А потом… потом опять наступила зима, ударили морозы, пошел снег, и все попряталось и затихло. А я так ждал весны и лета, потому что это будет последнее мое лето, потому что мне после этого лета надо будет идти в школу. По правде говоря, в школу мне идти совсем не хочется. Лучше бы я и так, без школы, читал книжки, рисовал и считал до ста. Но мама сказала, что все дети должны ходить в школу, что мы не баре: это у бар было заведено так, что их дети в школу не ходили, а к ним домой приходили учителя, а уж пото-ом, когда подрасту-ут… Но про это я уже читал в одной книжке – про баринов и про их детей.
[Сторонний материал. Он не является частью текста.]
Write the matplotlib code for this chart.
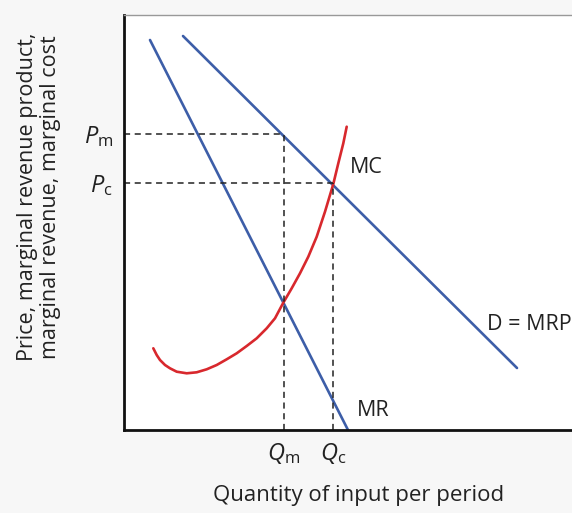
"""Monopsony-style input market: MRP, MR, MC with Pm/Pc and Qm/Qc guides."""

import matplotlib

matplotlib.use("Agg")
import matplotlib.pyplot as plt  # noqa: E402

# values (axis units: quantity right, price up)
mr_x = [26, 224]
mr_y = [390, 0]
d_x = [59, 393]
d_y = [394, 62]
mc_x = [29.3, 32.7, 36.0, 41.0, 46.0, 52.7, 62.7, 72.7, 82.7, 92.7, 102.7,
        112.7, 122.7, 132.7, 142.7, 151.0, 159.3, 167.7, 176.0, 184.3,
        192.7, 201.0, 209.3, 214.3, 219.3, 222.7]
mc_y = [81.7, 75.0, 70.0, 65.0, 61.7, 58.3, 56.7, 57.7, 60.7, 65.0, 70.7,
        76.7, 84.0, 91.7, 101.7, 111.7, 127.3, 141.7, 156.7, 173.3,
        193.3, 218.3, 246.0, 266.7, 286.7, 303.3]
p_m, p_c = 296, 247
q_m, q_c = 160, 209
y_ticks = [p_m, p_c]
y_labels = [r"$P_\mathrm{m}$", r"$P_\mathrm{c}$"]
x_ticks = [q_m, q_c]
x_labels = [r"$Q_\mathrm{m}$", r"$Q_\mathrm{c}$"]

BLUE = "#3d5ea8"
RED = "#d8282d"
FONT = "Open Sans"

plt.rcParams["font.family"] = [FONT, "DejaVu Sans"]
plt.rcParams["mathtext.fontset"] = "custom"
plt.rcParams["mathtext.rm"] = FONT
plt.rcParams["mathtext.it"] = f"{FONT}:italic"

fig = plt.figure(figsize=(5.72, 5.13), dpi=100, facecolor="#f7f7f7")
ax = fig.add_axes([124 / 572, 83 / 513, 1 - 124 / 572, 415 / 513])
ax.set_facecolor("white")
ax.set_xlim(0, 448)
ax.set_ylim(0, 415)

ax.plot(mr_x, mr_y, color=BLUE, lw=1.9, solid_capstyle="round")
ax.plot(d_x, d_y, color=BLUE, lw=1.9, solid_capstyle="round")
ax.plot(mc_x, mc_y, color=RED, lw=1.9, solid_capstyle="round",
        solid_joinstyle="round")

dash = dict(color="#222222", lw=1.1, ls=(0, (4, 3)))
ax.plot([0, q_m], [p_m, p_m], **dash)
ax.plot([q_m, q_m], [0, p_m], **dash)
ax.plot([0, q_c], [p_c, p_c], **dash)
ax.plot([q_c, q_c], [0, p_c], **dash)

ax.text(226, 262, "MC", fontsize=15.5, va="center", ha="left", color="#222222")
ax.text(363, 106, "D = MRP", fontsize=15.5, va="center", ha="left", color="#222222")
ax.text(233, 19, "MR", fontsize=15.5, va="center", ha="left", color="#222222")

ax.set_yticks(y_ticks)
ax.set_yticklabels(y_labels, fontsize=17)
ax.set_xticks(x_ticks)
ax.set_xticklabels(x_labels, fontsize=17)
ax.tick_params(length=0, pad=8, labelcolor="#222222")

for side in ("left", "bottom"):
    ax.spines[side].set_linewidth(2)
    ax.spines[side].set_color("#111111")
ax.spines["top"].set_color("#999999")
ax.spines["top"].set_linewidth(1)
ax.spines["right"].set_visible(False)

fig.text(359 / 572, 1 - 496 / 513, "Quantity of input per period",
         fontsize=16, ha="center", va="center", color="#222222")
fig.text(39 / 572, 1 - 197 / 513,
         "Price, marginal revenue product,\nmarginal revenue, marginal cost",
         fontsize=15.5, ha="center", va="center", rotation=90,
         linespacing=1.15, color="#222222")

fig.savefig("out.png", dpi=100, facecolor=fig.get_facecolor())
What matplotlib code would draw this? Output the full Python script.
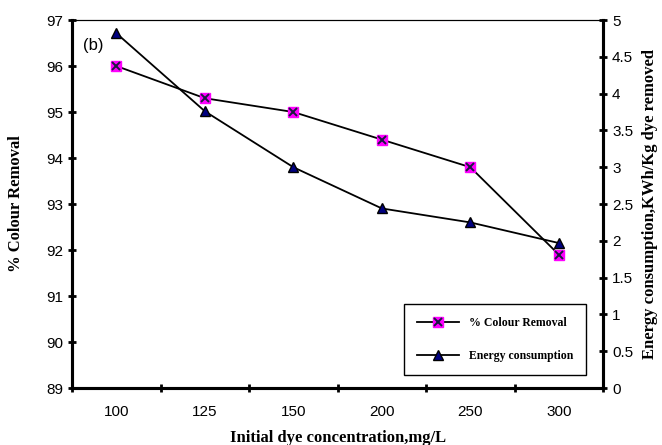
import numpy as np
import matplotlib.pyplot as plt

concentrations = ["100", "125", "150", "200", "250", "300"]
colour_removal = [96.0, 95.3, 95.0, 94.4, 93.8, 91.9]
energy = [4.82, 3.76, 3.0, 2.44, 2.25, 1.97]

x = np.arange(len(concentrations))

fig = plt.figure(figsize=(6.62, 4.45), dpi=100)
ax = fig.add_axes([0.109, 0.128, 0.802, 0.827])
ax2 = ax.twinx()

# colour removal: magenta square with dark cross
l1, = ax.plot(x, colour_removal, color="black", lw=1.3, marker="s", ms=7,
              mfc="#ff00ff", mec="#ff00ff", zorder=3)
l1x, = ax.plot(x, colour_removal, ls="none", marker="x", ms=6, mew=1.4,
               color="#1a1a40", zorder=4)
l2, = ax2.plot(x, energy, color="black", lw=1.3, marker="^", ms=7.5,
               mfc="#000080", mec="black", zorder=3)

ax.set_xlim(-0.5, len(x) - 0.5)
ax.set_ylim(89, 97)
ax2.set_ylim(0, 5)
ax.set_yticks(np.arange(89, 98, 1))
ax2.set_yticks(np.arange(0, 5.01, 0.5))
ax2.set_yticklabels(["0", "0.5", "1", "1.5", "2", "2.5", "3", "3.5", "4", "4.5", "5"])

ax.set_xticks(np.arange(-0.5, len(x), 1.0))
ax.set_xticklabels([])
ax.set_xticks(x, minor=True)
ax.set_xticklabels(concentrations, minor=True)
ax.tick_params(axis="x", which="minor", length=0, pad=12)
ax.tick_params(axis="x", which="major", direction="inout", length=6, width=2)
ax.tick_params(axis="y", direction="inout", length=6, width=2)
ax2.tick_params(axis="y", direction="inout", length=6, width=2)

for a in (ax, ax2):
    for s in ("left", "right", "bottom"):
        a.spines[s].set_linewidth(2.2)
    a.spines["top"].set_linewidth(0.8)
    for lab in a.get_xticklabels(minor=True) + a.get_yticklabels():
        lab.set_fontfamily("Liberation Sans")
        lab.set_fontsize(11)

serif = {"family": "Liberation Serif", "weight": "bold", "size": 12}
ax.set_xlabel("Initial dye concentration,mg/L", fontdict=serif, labelpad=8)
ax.set_ylabel("% Colour Removal", fontdict=serif, labelpad=16)
ax2.set_ylabel("Energy consumption,KWh/Kg dye removed", fontdict=serif, labelpad=6)

ax.text(0.02, 0.93, "(b)", transform=ax.transAxes, fontsize=12,
        family="Liberation Sans", va="center")

leg = ax.legend([(l1, l1x), l2], ["% Colour Removal", "Energy consumption"],
                loc="lower right", bbox_to_anchor=(0.975, 0.025),
                prop={"family": "Liberation Serif", "weight": "bold", "size": 8.5},
                fancybox=False, edgecolor="black", framealpha=1,
                labelspacing=1.8, borderpad=1.1, handlelength=3.6,
                borderaxespad=0.3)
leg.get_frame().set_linewidth(1.0)
leg.set_zorder(10)

fig.savefig("out.png", dpi=100)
Что ж, раз надо идти, то придется идти. Но это ж так далеко – аж в Борисовку. И мама по этому поводу иногда вздыхает и говорит папе, что, может, и правда, пусть дома посидит, а уж когда вернемся в Ленинград, тогда непременно пойдет в школу. Тем более что блокаду прорвали и теперь в Ленинграде все есть и можно жить, как все нормальные люди. Но папа сказал, что все это ерунда, что прорвать прорвали, но совсем немножко, а немцы как стояли под Ленинградом, так и стоят. И финны тоже. И что он, то есть я, уже большой, и в школу ему, то есть мне, ходить не так уж далеко. К тому же он, то есть папа, постарается договориться с председателем, чтобы нас, то есть меня и других третьяковских, отвозили в школу на лошади. И привозили домой. Так это ж совсем другое дело, подумалось мне, и я стал собираться в школу заранее, потому что, как сказал папа, школа – это дело серьезное, и когда он был маленьким, тоже ходил в школу и тоже пешком, хотя тоже было далеко, и у него все было готово к школе: и азбука, и тетрадки, и прочее. Не то что у некоторых.
«А только зачем мне азбука? – пришла мне в голову неожиданная мысль. – Ведь я уже умею читать, и даже не по словам, а по целым предложениям. И считать умею до тыщи. И писать умею тоже, хотя у меня получается плохо. Но это потому, что пишу я очень редко. А если стану чаще, то и получится писать хорошо. А с другой стороны – как же без азбуки? Все дети в первый класс ходят с азбукой. Даже Буратино. Правда, он ее продал и купил билет в цирк, так это ж в сказке, а в жизни так не бывает… Ну что ж, с азбукой так с азбукой. Мне все равно».